Randy worked as a “pump jockey” for Westby Farmers’ Union while in high school and college. He went on in product sales and as a division manager at Tri-State Breeders. After Cashton Co-op Elevator and Westby Farmers’ Union merged to form Heartland County Co-op, Randy came on as GM and finally as VP when Heartland merged with Premier Co-op. When he and his wife, Betty, were raising a family all those years, Randy was also involved in various community and church organizations and served as the local municipal judge for twenty-one years. There was little time for a hobby until his retirement in 2018 and, sadly, more time since Betty’s passing last September. Randy has since then seriously devoted his efforts to Grandpa Joe’s avocation, making a violin of his own.
There are 24 pieces of wood in the body, not counting the front, back and neck, that are made and carefully glued together as part of Randy’s violin. He explained that maple, spruce, willow, and ebony are used for specific parts and areas to provide strength or pliability, to be molded into the necessary curves. Randy explained that the hardness of each of those woods resonates just a bit differently as the air vibrates from the strings that are played into the body of the violin creating sound.

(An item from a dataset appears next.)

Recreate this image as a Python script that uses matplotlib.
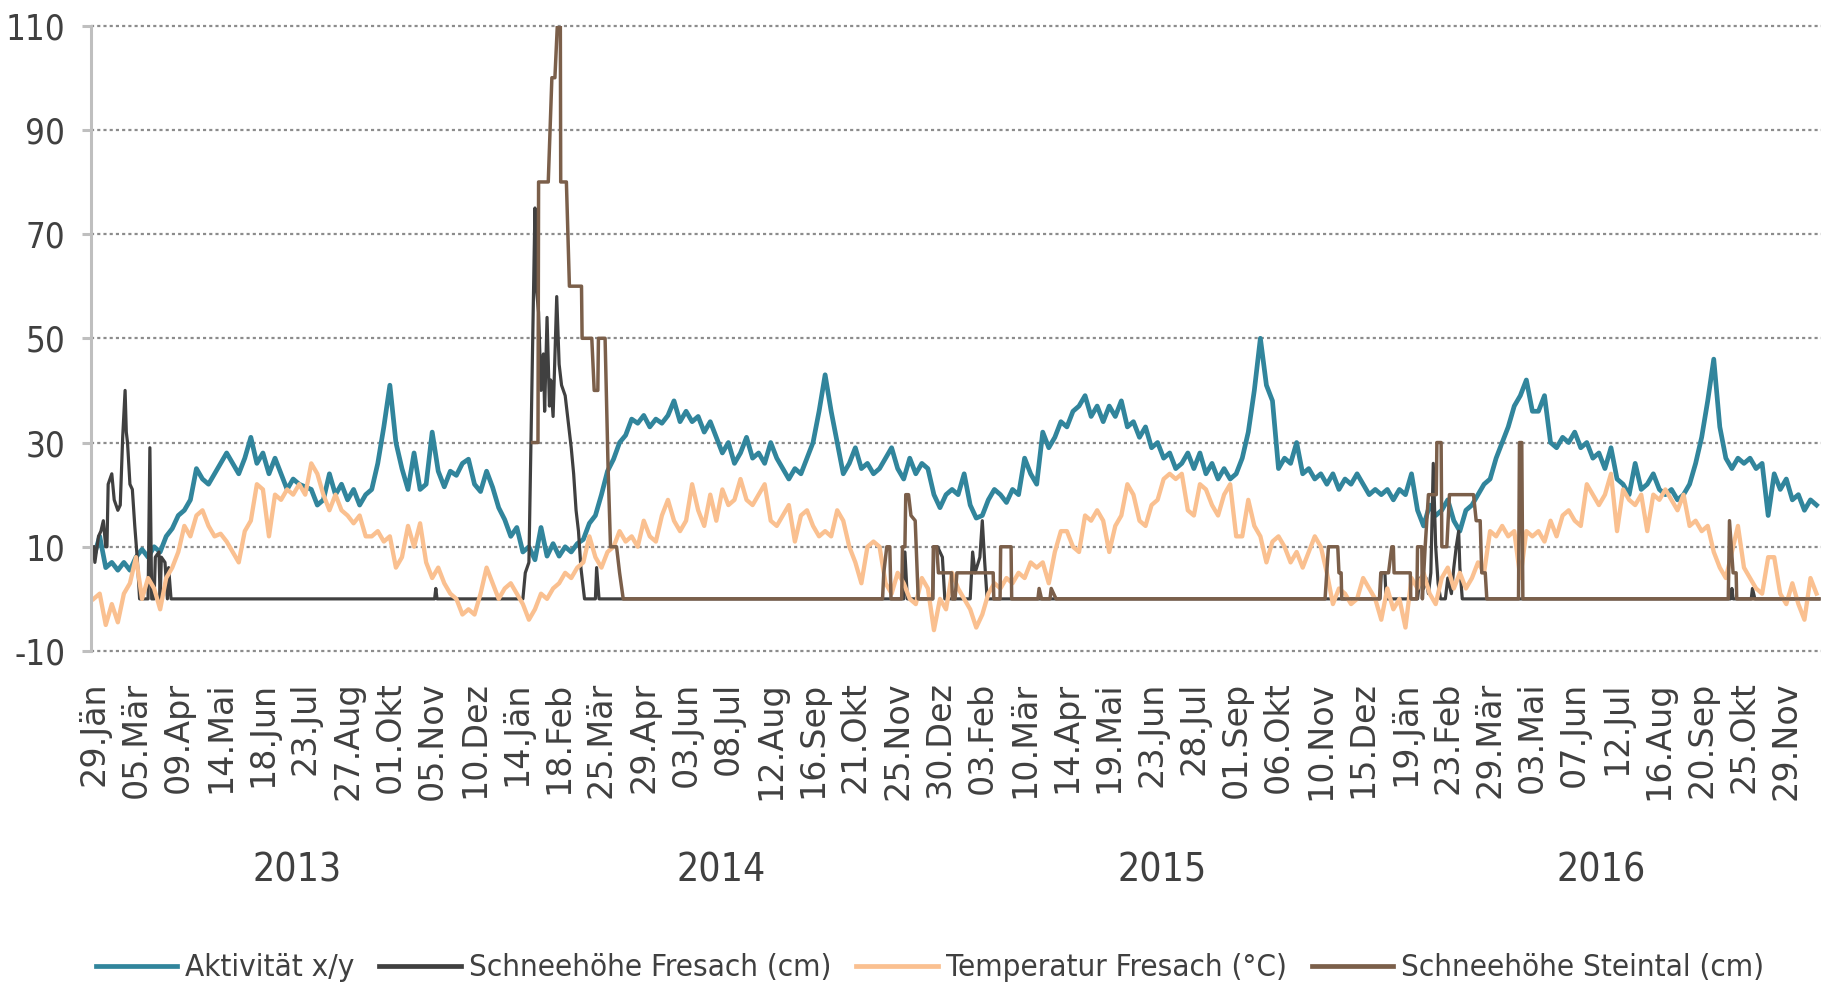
import numpy as np
import pandas as pd
import matplotlib
matplotlib.use('Agg')
import matplotlib.pyplot as plt
import matplotlib.transforms as mtransforms
from matplotlib.lines import Line2D
from matplotlib.font_manager import FontProperties

start = pd.Timestamp('2013-01-29')
ende_tag = 1427

# Aktivität x/y, ein Wert alle 5 Tage ab 29.01.2013
aktivitaet = [
    8, 12, 6, 7, 5.5, 7, 5.5, 8, 9.5, 8,
    10, 9, 12, 13.5, 16, 17, 19, 25, 23, 22,
    24, 26, 28, 26, 24, 27, 31, 26, 28, 24,
    27, 24, 21, 23, 22, 21.5, 21, 18, 19, 24,
    20, 22, 19, 21, 18, 20, 21, 26, 33, 41,
    30, 25, 21, 28, 21, 22, 32, 24.5, 21.5, 24.5,
    23.7, 26, 26.8, 22, 20.6, 24.5, 21.4, 17.5, 15.2, 12,
    13.7, 9, 10, 7.5, 13.7, 8.2, 10.6, 8.2, 10, 9,
    10.6, 11.4, 14.5, 16, 20, 24.5, 26.8, 30, 31.4, 34.5,
    33.7, 35.2, 33, 34.5, 33.7, 35.2, 38, 34, 36, 34,
    35, 32, 34, 31, 28, 30, 26, 28, 31, 27,
    28, 26, 30, 27, 25, 23, 25, 24, 27, 30,
    36, 43, 36, 30, 24, 26, 29, 25, 26, 24,
    25, 27, 29, 25, 23, 27, 24, 26, 25, 20,
    17.5, 20, 21, 20, 24, 18, 15.5, 16, 19, 21,
    20, 18.5, 21, 20, 27, 24, 22, 32, 29, 31,
    34, 33, 36, 37, 39, 35, 37, 34, 37, 35,
    38, 33, 34, 31, 33, 29, 30, 27, 28, 25,
    26, 28, 25, 28, 24, 26, 23, 25, 23, 24,
    27, 32, 40, 50, 41, 38, 25, 27, 26, 30,
    24, 25, 23, 24, 22, 24, 21, 23, 22, 24,
    22, 20, 21, 20, 21, 19, 21, 20, 24, 17,
    14, 18, 16, 17, 19, 15, 13, 17, 18, 20,
    22, 23, 27, 30, 33, 37, 39, 42, 36, 36,
    39, 30, 29, 31, 30, 32, 29, 30, 27, 28,
    25, 29, 23, 22, 20, 26, 21, 22, 24, 21,
    20, 21, 19, 20, 22, 26, 31, 38, 46, 33,
    27, 25, 27, 26, 27, 25, 26, 16, 24, 21,
    23, 19, 20, 17, 19, 18,
]

# Temperatur Fresach (°C), gleiches 5-Tage-Raster
temperatur = [
    0, 1, -5, -1, -4.5, 1, 3, 8, 0, 4,
    2, -2, 4, 6, 9, 14, 12, 16, 17, 14,
    12, 12.5, 11, 9, 7, 13, 15, 22, 21, 12,
    20, 19, 21, 20, 22, 20, 26, 24, 20, 17,
    20, 17, 16, 14.5, 16, 12, 12, 13, 11, 12,
    6, 8, 14, 10, 14.5, 7, 4, 6, 3, 1,
    0, -3, -2, -3, 1, 6, 3, 0, 2, 3,
    1, -1, -4, -2, 1, 0, 2, 3, 5, 4,
    6, 7, 12, 8, 6, 9, 10, 13, 11, 12,
    10, 15, 12, 11, 16, 19, 15, 13, 15, 22,
    17, 14, 20, 15, 21, 18, 19, 23, 19, 18,
    20, 22, 15, 14, 16, 18, 11, 16, 17, 14,
    12, 13, 12, 17, 15, 10, 7, 3, 10, 11,
    10, 3, 1, 5, 3, 0, -1, 4, 2, -6,
    0, -2, 5, 2, 0, -2, -5.5, -3, 1, 3,
    2, 4, 3, 5, 4, 7, 6, 7, 3, 9,
    13, 13, 10, 9, 16, 15, 17, 15, 9, 14,
    16, 22, 20, 15, 14, 18, 19, 23, 24, 23,
    24, 17, 16, 22, 21, 18, 16, 20, 22, 12,
    12, 19, 14, 12, 7, 11, 12, 10, 7, 9,
    6, 9, 12, 10, 5, -1, 2, 1, -1, 0,
    4, 2, 0, -4, 2, -2, 0, -5.5, 4, 2,
    5, 1, -1, 4, 6, 2, 5, 2, 4, 7,
    5, 13, 12, 14, 12, 13, 4, 13, 12, 13,
    11, 15, 12, 16, 17, 15, 14, 22, 20, 18,
    20, 24, 13, 21, 19, 18, 20, 13, 20, 19,
    21, 19, 17, 20, 14, 15, 13, 14, 9, 6,
    4, 9, 14, 6, 4, 2, 1, 8, 8, 1,
    -1, 3, -1, -4, 4, 1,
]

# Schneehöhe Fresach (cm): Tage ab 29.01.2013 und Wert
fresach_tag = (
    [0, 1, 4, 6, 8, 10, 11, 12, 15, 17, 20, 22, 24, 26, 27, 28, 30,
     32, 34, 36, 38, 45, 46.5, 48, 50, 51, 54, 55, 56, 59, 61, 62, 64]
    + [282, 283, 284]
    + [355, 357, 360, 365, 366, 368, 370, 372, 373, 375, 377, 378, 380, 383,
       385, 387, 390, 393, 395, 397, 399, 401, 403, 406, 415, 416, 418]
    + [670, 671, 673, 694, 695, 698, 702, 704, 725, 727, 729, 733, 735, 737, 739]
    + [1064, 1065, 1068, 1069, 1095, 1097, 1100, 1102, 1104, 1106, 1108,
       1110, 1112, 1114, 1118, 1120, 1123, 1125, 1127, 1129, 1130, 1132]
    + [1354, 1355, 1356, 1371, 1372, 1374, 1427]
)
fresach_cm = (
    [10, 7, 12, 13, 15, 10, 10, 22, 24, 19, 17, 18, 31, 40, 32, 30, 22,
     21, 14, 8, 0, 0, 29, 0, 0, 8, 9, 0, 8, 7, 0, 6, 0]
    + [0, 2, 0]
    + [0, 5, 7, 75, 60, 55, 40, 47, 36, 54, 37, 42, 35, 58,
       45, 41, 39, 33, 29, 24, 17, 13, 6, 0, 0, 6, 0]
    + [0, 9, 0, 0, 10, 10, 8, 0, 0, 9, 5, 8, 15, 7, 0]
    + [0, 5, 5, 0, 0, 4, 2, 4, 1, 5, 26,
       10, 3, 0, 0, 4, 1, 6, 10, 13, 6, 0]
    + [0, 2, 0, 0, 2, 0, 0]
)

# Schneehöhe Steintal (cm)
steintal_tag = (
    [363, 367.5, 368, 376, 379, 381.5, 383.5, 386, 386.3, 391, 393.5, 403.5,
     404, 412, 414, 417, 417.5, 423, 425.5, 427.5, 432.5, 435, 438]
    + [652.5, 653.5, 656, 658.5, 659.5, 668.3, 669, 671, 671.7, 674, 676,
       679.5, 682, 694, 694.5, 697.3, 698.7, 709.5, 710.3, 712.5, 714, 744,
       744.5, 749.7, 750.2, 758.8, 759.3, 781, 782, 784, 791, 792, 796]
    + [1018.5, 1021.3, 1029, 1030, 1031.8, 1032.3, 1063.5, 1064.6, 1071,
       1073.7, 1075, 1075.6, 1089, 1089.4, 1094.4, 1095, 1098.5, 1099, 1101.3,
       1104, 1110.5, 1111, 1114.5, 1115.1, 1119.2, 1121.4, 1141.3, 1143.5,
       1146.8, 1148.1, 1151, 1152.3, 1178.5, 1179.3, 1181.2, 1182.1]
    + [1352, 1353, 1356, 1358.5, 1359, 1427]
)
steintal_cm = (
    [30, 30, 80, 80, 100, 100, 110, 110, 80, 80, 60, 60,
     50, 50, 40, 40, 50, 50, 25, 10, 10, 5, 0]
    + [0, 5, 10, 10, 0, 0, 10, 10, 20, 20, 16,
       15, 0, 0, 10, 10, 5, 5, 0, 0, 5, 5,
       0, 0, 10, 10, 0, 0, 2, 0, 0, 2, 0]
    + [0, 10, 10, 5, 5, 0, 0, 5, 5,
       10, 10, 5, 5, 0, 0, 10, 10, 0, 10,
       20, 20, 30, 30, 10, 10, 20, 20, 15,
       15, 5, 5, 0, 0, 30, 30, 0]
    + [0, 15, 5, 5, 0, 0]
)

monate = ['Jän', 'Feb', 'Mär', 'Apr', 'Mai', 'Jun', 'Jul', 'Aug', 'Sep', 'Okt', 'Nov', 'Dez']
jahre = [2013, 2014, 2015, 2016]
namen = ['Aktivität x/y', 'Schneehöhe Fresach (cm)', 'Temperatur Fresach (°C)', 'Schneehöhe Steintal (cm)']
farben = ['#31859C', '#404040', '#FAC090', '#7B5F4A']

textfarbe = '#404040'


def schmal(size):
    return FontProperties(family='DejaVu Sans', stretch='condensed', size=size)


def datum(tage):
    return start + pd.to_timedelta(np.asarray(tage, dtype=float), unit='D')


raster = np.arange(len(aktivitaet)) * 5

fig = plt.figure(figsize=(18.23, 9.92), dpi=100)
ax = fig.add_axes([91 / 1823, 1 - 651 / 992, (1821 - 91) / 1823, (651 - 25.6) / 992])

ax.plot(datum(raster), aktivitaet, color=farben[0], lw=3.4, solid_joinstyle='round', label=namen[0])
ax.plot(datum(fresach_tag), fresach_cm, color=farben[1], lw=2.3, solid_joinstyle='round', label=namen[1])
ax.plot(datum(raster[:len(temperatur)]), temperatur, color=farben[2], lw=3.1, solid_joinstyle='round', label=namen[2])
ax.plot(datum(steintal_tag), steintal_cm, color=farben[3], lw=2.5, solid_joinstyle='round', label=namen[3])

ax.set_ylim(-10, 110)
ax.set_xlim(datum(-2.2), datum(1428.7))

yt = list(range(-10, 111, 20))
ax.set_yticks(yt)
ax.set_yticklabels([str(v) for v in yt], fontproperties=schmal(25), color=textfarbe)
for v in yt:
    ax.axhline(v, color='#8c8c8c', lw=1.6, ls=(0, (1.4, 1.4)), zorder=0, clip_on=False)
ax.tick_params(axis='y', length=6.5, width=2.2, color='#bfbfbf', pad=12)

for s in ['top', 'right', 'bottom']:
    ax.spines[s].set_visible(False)
ax.spines['left'].set_color('#bfbfbf')
ax.spines['left'].set_linewidth(2.2)

ticks = pd.date_range(start, periods=41, freq='35D')
ax.set_xticks(ticks)
ax.set_xticklabels(['%02d.%s' % (t.day, monate[t.month - 1]) for t in ticks],
                   rotation=90, fontsize=24, color=textfarbe, family='DejaVu Sans')
ax.tick_params(axis='x', length=0, pad=22)

# Jahreszahlen unter den Datumsbeschriftungen
trans = mtransforms.blended_transform_factory(ax.transData, fig.transFigure)
ende = datum(ende_tag)
for j in jahre:
    a = max(start, pd.Timestamp(j, 1, 1))
    b = min(ende, pd.Timestamp(j, 12, 31))
    mitte = a + (b - a) / 2
    ax.text(mitte, 1 - 870 / 992, str(j), transform=trans, ha='center', va='center',
            fontproperties=schmal(28), color=textfarbe)

griffe = [Line2D([], [], color=f, lw=3.4) for f in farben]
fig.legend(griffe, namen, loc='center', bbox_to_anchor=(930 / 1823, 1 - 968 / 992), ncol=4,
           frameon=False, prop=schmal(22.5), labelcolor=textfarbe,
           handlelength=2.6, handletextpad=0.26, columnspacing=0.8)

fig.savefig('out.png', dpi=100)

The density or hardness of the many types of wood used to make a violin is what creates the richness of the sound produced by the instrument.
The top, or face, of a violin is thin to allow the sound to resonate in the body but strong enough to stand the test of time. Because it may crack after several years of use or because of humidity issues, the various woods that make up a violin are cut, carved, bent and then glued together with animal glue that can be “broken” if a violin must be taken apart to be repaired.

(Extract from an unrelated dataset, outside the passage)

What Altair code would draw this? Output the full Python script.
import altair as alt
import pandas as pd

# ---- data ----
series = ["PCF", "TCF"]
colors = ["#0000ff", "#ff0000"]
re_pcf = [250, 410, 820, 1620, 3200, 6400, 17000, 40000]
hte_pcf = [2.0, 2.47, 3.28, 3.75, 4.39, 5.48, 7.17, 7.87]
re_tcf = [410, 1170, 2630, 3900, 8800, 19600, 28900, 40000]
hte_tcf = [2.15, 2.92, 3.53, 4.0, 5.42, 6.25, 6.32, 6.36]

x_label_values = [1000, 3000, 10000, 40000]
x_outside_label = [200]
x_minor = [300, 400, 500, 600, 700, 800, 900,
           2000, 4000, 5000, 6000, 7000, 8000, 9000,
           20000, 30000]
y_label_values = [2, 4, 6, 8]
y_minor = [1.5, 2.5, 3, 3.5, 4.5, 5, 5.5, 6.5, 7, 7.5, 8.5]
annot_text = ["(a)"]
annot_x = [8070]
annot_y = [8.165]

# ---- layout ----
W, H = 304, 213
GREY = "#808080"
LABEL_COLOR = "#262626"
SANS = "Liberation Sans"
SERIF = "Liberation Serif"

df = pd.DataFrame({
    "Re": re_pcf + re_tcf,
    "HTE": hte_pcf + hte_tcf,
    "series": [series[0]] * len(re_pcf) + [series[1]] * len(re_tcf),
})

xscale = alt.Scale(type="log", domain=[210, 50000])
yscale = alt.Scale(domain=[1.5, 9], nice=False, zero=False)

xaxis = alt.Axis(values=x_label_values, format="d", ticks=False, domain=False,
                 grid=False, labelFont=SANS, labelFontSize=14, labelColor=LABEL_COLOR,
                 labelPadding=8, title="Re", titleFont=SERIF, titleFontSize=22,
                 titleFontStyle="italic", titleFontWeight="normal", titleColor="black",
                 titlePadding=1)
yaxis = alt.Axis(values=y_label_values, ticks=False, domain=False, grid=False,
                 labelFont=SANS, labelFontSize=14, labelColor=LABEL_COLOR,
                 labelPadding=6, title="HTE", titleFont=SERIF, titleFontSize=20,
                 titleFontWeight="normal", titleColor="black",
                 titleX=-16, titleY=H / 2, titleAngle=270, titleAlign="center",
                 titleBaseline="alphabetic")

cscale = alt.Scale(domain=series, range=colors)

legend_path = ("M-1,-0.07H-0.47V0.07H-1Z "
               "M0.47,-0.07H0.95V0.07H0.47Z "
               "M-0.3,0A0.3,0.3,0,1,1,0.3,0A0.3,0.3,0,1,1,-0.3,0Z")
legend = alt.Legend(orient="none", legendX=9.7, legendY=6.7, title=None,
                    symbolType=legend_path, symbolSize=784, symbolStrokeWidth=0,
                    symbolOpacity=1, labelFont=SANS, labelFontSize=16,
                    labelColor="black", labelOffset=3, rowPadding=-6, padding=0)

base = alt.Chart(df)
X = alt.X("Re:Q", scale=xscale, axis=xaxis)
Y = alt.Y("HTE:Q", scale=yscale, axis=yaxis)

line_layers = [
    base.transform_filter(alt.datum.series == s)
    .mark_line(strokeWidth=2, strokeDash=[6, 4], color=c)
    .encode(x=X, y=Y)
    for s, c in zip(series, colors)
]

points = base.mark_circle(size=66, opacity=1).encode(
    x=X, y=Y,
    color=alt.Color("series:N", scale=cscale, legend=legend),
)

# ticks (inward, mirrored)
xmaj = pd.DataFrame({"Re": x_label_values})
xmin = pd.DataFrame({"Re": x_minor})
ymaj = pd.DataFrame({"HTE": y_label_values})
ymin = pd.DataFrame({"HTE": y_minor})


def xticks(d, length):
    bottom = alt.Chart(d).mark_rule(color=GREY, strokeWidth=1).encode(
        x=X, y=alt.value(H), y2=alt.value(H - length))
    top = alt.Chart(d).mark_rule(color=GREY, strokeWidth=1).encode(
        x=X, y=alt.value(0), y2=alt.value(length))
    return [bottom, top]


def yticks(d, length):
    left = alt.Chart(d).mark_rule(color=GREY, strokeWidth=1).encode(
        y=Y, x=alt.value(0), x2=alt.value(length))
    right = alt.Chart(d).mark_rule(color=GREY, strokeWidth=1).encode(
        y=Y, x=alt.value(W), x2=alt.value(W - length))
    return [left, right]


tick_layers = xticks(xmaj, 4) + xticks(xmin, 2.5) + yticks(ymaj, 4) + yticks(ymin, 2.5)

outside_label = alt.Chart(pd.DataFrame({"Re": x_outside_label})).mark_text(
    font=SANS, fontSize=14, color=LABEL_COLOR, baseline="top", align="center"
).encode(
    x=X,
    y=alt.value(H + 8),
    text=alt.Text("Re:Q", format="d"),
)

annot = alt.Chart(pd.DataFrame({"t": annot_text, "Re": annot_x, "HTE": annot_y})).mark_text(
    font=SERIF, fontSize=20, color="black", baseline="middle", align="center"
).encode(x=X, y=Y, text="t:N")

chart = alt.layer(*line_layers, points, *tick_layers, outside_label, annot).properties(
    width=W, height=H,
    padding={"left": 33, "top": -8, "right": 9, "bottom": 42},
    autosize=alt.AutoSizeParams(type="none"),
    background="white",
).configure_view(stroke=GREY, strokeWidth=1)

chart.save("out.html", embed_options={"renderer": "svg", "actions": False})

Randy’s violin face is made of two pieces of spruce that are glued together. He then very carefully hand-carved the glued pieces to purposely make them two to three millimeters thick in very specific areas. The surface of the glued boards is carved with a tool that scoops the wood so the face of the violin is not a flat surface. In the face of the violin, there are also two “F-holes” that allow the sound to come out of the instrument. Randy said the entire process of shaping the face can be stressful. It is so thin you have to be careful not to crack the wood while working to scoop out the curved surfaces and then cut the F-holes.
The sides, or bouts, and the back are made of maple for strength and because they resonate differently than the softer spruce. Because maple is so very hard, it has to be steamed to make it pliable enough to bend. Grandpa Joe made a very special mold that would hold the wood until it dried to get the familiar shape of a violin. Randy has taken after Grandpa Joe and made several of his own tools that help make and shape pieces for his violin.

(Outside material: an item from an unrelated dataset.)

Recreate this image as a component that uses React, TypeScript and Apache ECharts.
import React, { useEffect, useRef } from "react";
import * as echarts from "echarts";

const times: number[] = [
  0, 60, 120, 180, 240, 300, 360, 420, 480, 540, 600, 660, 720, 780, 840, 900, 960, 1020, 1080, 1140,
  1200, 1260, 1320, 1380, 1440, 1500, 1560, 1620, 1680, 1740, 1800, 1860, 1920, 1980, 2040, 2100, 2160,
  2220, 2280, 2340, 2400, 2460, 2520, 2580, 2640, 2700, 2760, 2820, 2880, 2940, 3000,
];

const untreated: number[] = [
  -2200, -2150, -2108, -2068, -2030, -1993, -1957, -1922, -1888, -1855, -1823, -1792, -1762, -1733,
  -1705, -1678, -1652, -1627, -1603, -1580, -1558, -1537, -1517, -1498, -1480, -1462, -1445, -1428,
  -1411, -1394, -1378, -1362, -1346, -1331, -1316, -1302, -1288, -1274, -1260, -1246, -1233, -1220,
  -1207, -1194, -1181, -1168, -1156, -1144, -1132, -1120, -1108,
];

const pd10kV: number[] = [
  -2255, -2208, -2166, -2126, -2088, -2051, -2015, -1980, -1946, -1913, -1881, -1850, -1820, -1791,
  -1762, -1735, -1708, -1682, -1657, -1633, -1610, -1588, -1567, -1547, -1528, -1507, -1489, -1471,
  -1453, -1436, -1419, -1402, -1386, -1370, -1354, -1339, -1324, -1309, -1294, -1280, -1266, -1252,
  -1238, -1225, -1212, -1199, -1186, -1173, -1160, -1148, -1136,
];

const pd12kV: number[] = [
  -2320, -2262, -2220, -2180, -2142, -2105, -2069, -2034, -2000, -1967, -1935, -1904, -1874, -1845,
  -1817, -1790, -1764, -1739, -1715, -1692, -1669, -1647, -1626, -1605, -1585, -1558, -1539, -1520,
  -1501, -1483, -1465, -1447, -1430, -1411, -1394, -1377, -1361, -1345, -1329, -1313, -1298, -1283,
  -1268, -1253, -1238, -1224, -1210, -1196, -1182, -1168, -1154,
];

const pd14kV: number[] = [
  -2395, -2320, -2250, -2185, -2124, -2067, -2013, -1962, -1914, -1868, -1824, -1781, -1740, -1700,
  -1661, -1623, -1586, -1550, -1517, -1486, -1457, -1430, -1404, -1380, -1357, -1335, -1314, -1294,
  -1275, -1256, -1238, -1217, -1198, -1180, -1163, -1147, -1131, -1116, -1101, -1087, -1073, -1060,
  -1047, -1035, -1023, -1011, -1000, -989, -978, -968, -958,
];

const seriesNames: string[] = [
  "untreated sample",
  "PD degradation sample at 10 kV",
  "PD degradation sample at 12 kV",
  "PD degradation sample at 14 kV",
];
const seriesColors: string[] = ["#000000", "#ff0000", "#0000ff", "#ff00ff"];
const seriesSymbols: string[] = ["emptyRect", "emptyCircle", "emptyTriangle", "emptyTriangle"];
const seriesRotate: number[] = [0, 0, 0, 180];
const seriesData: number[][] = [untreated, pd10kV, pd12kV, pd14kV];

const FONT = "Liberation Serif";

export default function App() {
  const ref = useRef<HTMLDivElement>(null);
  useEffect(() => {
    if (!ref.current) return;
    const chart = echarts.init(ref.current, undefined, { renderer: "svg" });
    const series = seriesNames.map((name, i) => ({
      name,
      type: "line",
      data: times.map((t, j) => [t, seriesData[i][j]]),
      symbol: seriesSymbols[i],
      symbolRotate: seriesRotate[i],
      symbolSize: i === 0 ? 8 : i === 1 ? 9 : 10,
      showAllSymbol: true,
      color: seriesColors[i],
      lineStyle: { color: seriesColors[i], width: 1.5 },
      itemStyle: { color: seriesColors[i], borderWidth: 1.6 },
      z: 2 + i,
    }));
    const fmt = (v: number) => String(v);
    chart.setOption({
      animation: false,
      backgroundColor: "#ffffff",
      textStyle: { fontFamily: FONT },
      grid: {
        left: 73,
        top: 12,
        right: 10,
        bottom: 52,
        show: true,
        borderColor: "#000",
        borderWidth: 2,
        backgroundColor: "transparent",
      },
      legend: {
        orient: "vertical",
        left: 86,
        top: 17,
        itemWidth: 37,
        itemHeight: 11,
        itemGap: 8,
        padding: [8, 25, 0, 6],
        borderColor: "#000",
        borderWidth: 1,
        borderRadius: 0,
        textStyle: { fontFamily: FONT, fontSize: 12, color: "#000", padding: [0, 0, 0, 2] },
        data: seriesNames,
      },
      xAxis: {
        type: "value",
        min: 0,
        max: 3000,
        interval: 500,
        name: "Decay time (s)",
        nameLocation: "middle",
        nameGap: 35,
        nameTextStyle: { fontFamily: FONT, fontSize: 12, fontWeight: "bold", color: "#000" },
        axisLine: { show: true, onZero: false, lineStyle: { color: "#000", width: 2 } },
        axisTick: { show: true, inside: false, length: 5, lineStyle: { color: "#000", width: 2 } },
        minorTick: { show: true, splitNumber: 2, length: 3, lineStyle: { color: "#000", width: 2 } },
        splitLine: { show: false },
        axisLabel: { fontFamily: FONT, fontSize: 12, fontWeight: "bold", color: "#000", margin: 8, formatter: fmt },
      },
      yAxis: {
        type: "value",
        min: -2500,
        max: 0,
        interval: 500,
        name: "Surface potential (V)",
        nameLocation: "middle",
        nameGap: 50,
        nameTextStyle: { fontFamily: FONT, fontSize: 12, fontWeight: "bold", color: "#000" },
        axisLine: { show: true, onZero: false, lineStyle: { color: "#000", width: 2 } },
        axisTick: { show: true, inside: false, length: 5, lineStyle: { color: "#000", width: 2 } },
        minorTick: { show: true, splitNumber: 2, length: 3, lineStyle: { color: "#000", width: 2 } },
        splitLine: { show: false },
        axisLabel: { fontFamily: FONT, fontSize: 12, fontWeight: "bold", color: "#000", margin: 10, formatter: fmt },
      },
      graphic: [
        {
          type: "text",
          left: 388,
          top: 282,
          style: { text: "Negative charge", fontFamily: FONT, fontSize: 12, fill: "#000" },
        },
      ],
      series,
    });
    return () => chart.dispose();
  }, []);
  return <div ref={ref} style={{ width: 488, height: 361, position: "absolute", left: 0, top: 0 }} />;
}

Very thin strips of willow are glued to the inside of the bouts of the violin. Those strips are used to strengthen the instrument and as ledges where the front and back can be glued to the sides.
There are blocks of wood that are glued to specific points inside the violin before the face is attached. A base bar, glued to the inside surface of the face, and a soundpost support the face and take pressure off the “bridge,” the piece of wood that holds the strings above the face of the instrument. It is interesting to note that the bridge is not glued to the surface of the violin. Only the pressure of the strings holds it in place and it periodically has to be repositioned. It must also be noted that the position of the base bar and the soundpost are very specific in relation to the feet of the bridge.
To make the instrument beautiful and to finish the surface, Randy will first apply a spirit varnish or shellac to seal the wood. He can’t stain the wood with anything that will penetrate the surface because that would affect the quality of the sound. Three coats of shellac with various stains are applied to give a smooth and beautiful color to the violin. Randy will follow the custom of not finishing the underside of the neck of a violin with varnish, shellac, or stain but maybe just a light coat of tung oil, to help the violinist play the instrument. Depending on the task and the amount of time needed between all the construction steps, Randy works anywhere from an hour or two to four hours at a time on the violin.
Ty at Old Towne Strings in La Crosse will do the final setup of Randy’s instrument. He will insert the “soundpost,” essentially a dowel pin that must be placed inside the violin between the top and the bottom at just the right spot to support the pressure of the strings. He will also run the strings between the tailpiece near the bottom of the face and the pegs at the top of the neck and then tune the violin. When it is completed, Randy will have to wait for a refresher lesson from Kory to be able to play his violin but can immediately take credit for continuing his family’s history of the Norwegian heritage of music set by his ancestors. Randy has made a beautiful work of art that will live on for many years after he is gone. His children, his grandchildren, and even his great-grandchildren will enjoy his violin, and perhaps others he makes, just as he, his son Kory, and his daughter Karlee talk of their grandpa and great-grandpa Joe’s love of music. As we celebrate our Norwegian heritage at Syttende Mai, the story of their Norwegian family’s love of music is a wonderful gift to our community.
Editor’s note: Randy Dahlen’s violin is now being stringed and tuned. As soon as it has been returned, we will publish a photo of the completed violin.